Jakarta: Direktur Imparsial Al Araf menilai pelibatan TNI dalam RUU Terorisme tak boleh bertentangan dengan UU Nomor 34 Tahun 2004 tentang TNI. Al Araf pun menyebut, TNI harus tunduk pada sistem hukum sipil.
“Jika Pemerintah dan DPR tetap memaksakan ingin mengatur pelibatan militer dalam revisi UU Terorisme, pengaturan tersebut tidak boleh bertentangan dengan Pasal 7 ayat (2) dan ayat (3) UU tentang TNI, pelibatan militer dilakukan melalui keputusan politik negara,” kata Al Araf melalui pesan singkat, Kamis, (1/2/2018) seperti dikutip Metrotvnews.com.
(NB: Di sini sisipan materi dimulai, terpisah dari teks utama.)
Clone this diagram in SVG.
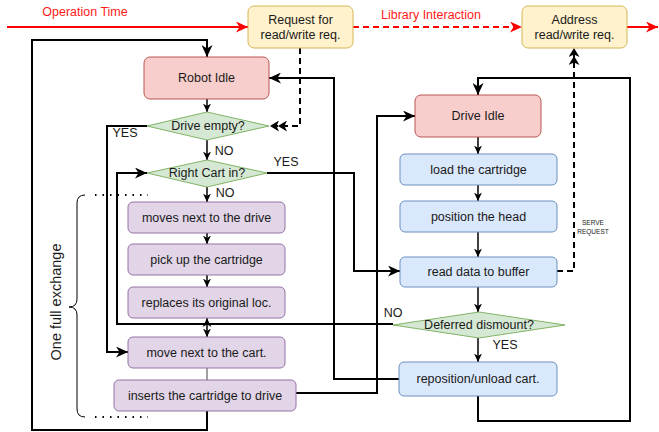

Di saat bersamaan, pemerintah dan DPR juga harus merevisi UU Nomor 31 Tahun 1997 tentang Peradilan Militer. Revisi ini untuk memastikan militer bisa tunduk pada sistem hukum sipil atau peradilan umum.
“Itu artinya jika militer terlibat dalam suatu tindak pidana, harus diadili melalui sistem peradilan umum,” jelas dia.
Al Araf juga meminta Panitia Kerja (Panja) RUU Terorisme bisa menyeimbangkan kebebasan sipil dan pendekatan keamanan dalam UU tersebut. “Kami meminta agar panja RUU Pemberantasan Tindak Pidana Terorisme dapat menjaga keseimbangan antara civil liberty dan keamanan,” kata Al Araf.
Sebelumnya Panglima TNI Marsekal Hadi Tjahjanto berkirim surat kepada Ketua Pansus RUU Antiterorisme. Surat berisi tentang usulan TNI soal penggantian nama RUU Terorisme, definisi terorisme, hingga perumusan tugas TNI.
Surat berkop Panglima TNI itu bernomor B/91/I/2018 perihal ‘Saran Rumusan Peran TNI’. Surat tersebut dikirim ke Ketua Pansus RUU Terorisme Muhammad Syafii ditembuskan kepada Ketua DPR, Menko Polhukam, Menhan, dan Dirjen Peraturan Perundang-undangan.